The Syrian government and anti-government activists on Thursday said that one of its oil pipelines near the restive city of Homs was blown up.
Video footage uploaded to the Internet showed black smoke coming from the area.
Syrian state-run media said the incident was caused by an armed terrorist group in an attempt to sabotage some of the country’s oil production. The pipeline carries oil from eastern Syria to the refinery in Homs.
The Local Coordination Committees (LCC), an activist group based in the country, said the pipeline was “blown up by security forces and the regime’s army,” but did not elaborate.
The Syrian government has commonly referred to armed terrorist groups, sometimes backed by foreign powers, as a major source of disruption in the country.
Officials told state media that authorities extinguished the fire and stopped pumping oil through the pipeline before shifting to other pipes.
In the video that was posted, an unnamed narrator could be heard saying that “the burning of one of the pipelines by Assad’s Shabiha [state-backed militia], using a mortar rocket in Bab Amro neighborhood on Dec. 8, 2011 and the houses around it are burning,” according to Al-Jazeera television.
“The pipeline was attacked by the government forces so they can accuse the residents of doing it, so they can bomb Baba Amro entirely,” the man continued.
The narrator identified a black, armored vehicle near the pipe fire as belonging to Syria’s Shabiha militia, who have been accused of committing atrocities in the past.

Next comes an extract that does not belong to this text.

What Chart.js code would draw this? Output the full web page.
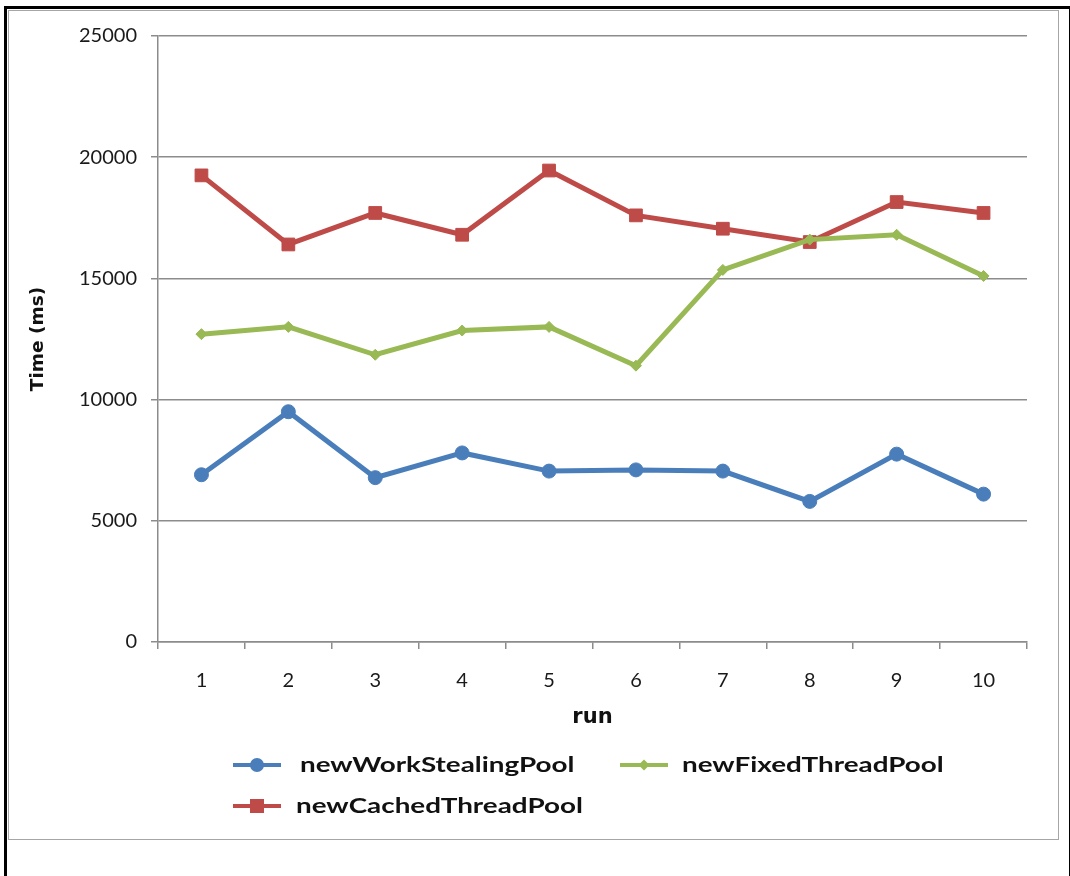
<!DOCTYPE html>
<html>
<head>
<meta charset="utf-8">
<script src="https://cdn.jsdelivr.net/npm/chart.js@4/dist/chart.umd.min.js"></script>
<style>
  html, body { margin: 0; padding: 0; background: #fff; }
  #wrap { position: relative; width: 1070px; height: 876px; overflow: hidden; background: #fff; }
  #frameOuter { position: absolute; left: 4px; top: 6px; width: 1062px; height: 900px; border: 3px solid #000; box-sizing: content-box; border-bottom: none; }
  #frameInner { position: absolute; left: 8px; top: 10px; width: 1049px; height: 828px; border: 1.5px solid #a6a6a6; }
  #chart { position: absolute; left: 0; top: 0; }
  .leg { position: absolute; font-family: Lato, "Open Sans", sans-serif; font-size: 21px; font-weight: 700; color: #111; white-space: nowrap; line-height: 1; }
  .leg svg { position: absolute; }
  .leg span { position: absolute; top: 0; transform-origin: 0 50%; transform: scaleX(1.325); }
</style>
</head>
<body>
<div id="wrap">
  <div id="frameOuter"></div>
  <div id="frameInner"></div>
  <canvas id="chart" width="1070" height="876"></canvas>
  <div id="legend"></div>
</div>
<script>
const categories = ['1', '2', '3', '4', '5', '6', '7', '8', '9', '10'];
const seriesNames = ['newWorkStealingPool', 'newFixedThreadPool', 'newCachedThreadPool'];
const workStealing = [6900, 9500, 6780, 7800, 7050, 7100, 7050, 5800, 7750, 6100];
const fixedThread = [12700, 13000, 11850, 12850, 13000, 11400, 15350, 16600, 16800, 15100];
const cachedThread = [19250, 16400, 17700, 16800, 19450, 17600, 17050, 16500, 18150, 17700];
const yTicks = [0, 5000, 10000, 15000, 20000, 25000];
const xTitle = 'run';
const yTitle = 'Time (ms)';

const colors = ['#4a7ebb', '#98b954', '#be4b48'];
const markers = ['circle', 'rectRot', 'rect'];
const radii = [7, 5.5, 9];

const seriesData = [workStealing, fixedThread, cachedThread];

const datasets = seriesData.map((d, i) => ({
  label: seriesNames[i],
  data: d,
  borderColor: colors[i],
  backgroundColor: colors[i],
  borderWidth: 5,
  pointStyle: markers[i],
  pointRadius: radii[i],
  pointBorderWidth: 1,
  pointBackgroundColor: colors[i],
  pointBorderColor: colors[i],
  tension: 0,
  fill: false
}));

const gridColor = '#8c8c8c';
const tickFont = { family: 'Lato, "Open Sans", sans-serif', size: 20 };

new Chart(document.getElementById('chart'), {
  type: 'line',
  data: { labels: categories, datasets },
  options: {
    responsive: false,
    animation: false,
    devicePixelRatio: 1,
    layout: { padding: { left: 0, top: 36, right: 43, bottom: 144 } },
    plugins: { legend: { display: false }, tooltip: { enabled: false } },
    scales: {
      x: {
        offset: true,
        grid: { offset: true, drawOnChartArea: false, color: gridColor, lineWidth: 1.5, tickLength: 7 },
        border: { color: gridColor, width: 1.5 },
        ticks: { font: tickFont, color: '#1a1a1a', padding: 20, maxRotation: 0 },
        title: { display: true, text: xTitle, font: { family: '"DejaVu Sans", sans-serif', size: 21, weight: 'bold' }, color: '#111', padding: { top: 4, bottom: 2 } },
        afterFit: (s) => { s.height = 90; }
      },
      y: {
        min: 0, max: 25000,
        afterBuildTicks: (s) => { s.ticks = yTicks.map(v => ({ value: v })); },
        grid: { color: gridColor, lineWidth: 1.5, tickLength: 7 },
        border: { color: gridColor, width: 1.5 },
        ticks: { font: tickFont, color: '#1a1a1a', padding: 14, callback: (v) => String(v) },
        title: { display: true, text: yTitle, font: { family: '"DejaVu Sans", sans-serif', size: 18.5, weight: 'bold' }, color: '#111', padding: { top: 27, bottom: 0 } },
        afterFit: (s) => { s.width = 158; }
      }
    }
  }
});

// Legend (HTML) built from the series
const legendPos = [
  { x: 233, y: 765, tx: 300 },
  { x: 620, y: 765, tx: 682 },
  { x: 233, y: 806, tx: 296 }
];
const legend = document.getElementById('legend');
seriesNames.forEach((name, i) => {
  const p = legendPos[i];
  const item = document.createElement('div');
  item.className = 'leg';
  item.style.left = p.x + 'px';
  item.style.top = (p.y - 12) + 'px';
  const w = 48;
  let mk = '';
  if (markers[i] === 'circle') mk = `<circle cx="${w/2}" cy="12" r="7" fill="${colors[i]}"/>`;
  else if (markers[i] === 'rect') mk = `<rect x="${w/2-7}" y="5" width="14" height="14" fill="${colors[i]}"/>`;
  else mk = `<polygon points="${w/2},6.5 ${w/2+5.5},12 ${w/2},17.5 ${w/2-5.5},12" fill="${colors[i]}"/>`;
  item.innerHTML = `<svg width="${w}" height="24" style="left:0;top:0"><line x1="0" y1="12" x2="${w}" y2="12" stroke="${colors[i]}" stroke-width="4"/>${mk}</svg>` +
    `<span style="left:${p.tx - p.x}px;">${name}</span>`;
  legend.appendChild(item);
});
</script>
</body>
</html>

The man said that the vehicle was responsible for attacking the pipeline.
Homs has been hit particularly hard by security forces, according to the LCC. It also said that dozens are killed in the flashpoint city every day and it is a place “where horrifying crimes and abuses have been committed.”
Reports coming from inside Syria cannot be easily verified due to the country’s ban on foreign media.
At the same time, more protests were staged in several parts of the country against the government of Bashar al-Assad, who gave his first interview on Wednesday with foreign media. In the ABC interview, he denied claims that his security forces were responsible for the deaths of civilians.
The LCC report that at least 100 people have been killed since the weekend, saying that security forces were responsible for “indiscriminate gunfire” and using bombs or other heavy weapons in Idlib Province and in Damascus.
Last week, the United Nations gave an estimate that more than 4,000 have died since the crackdown began in March.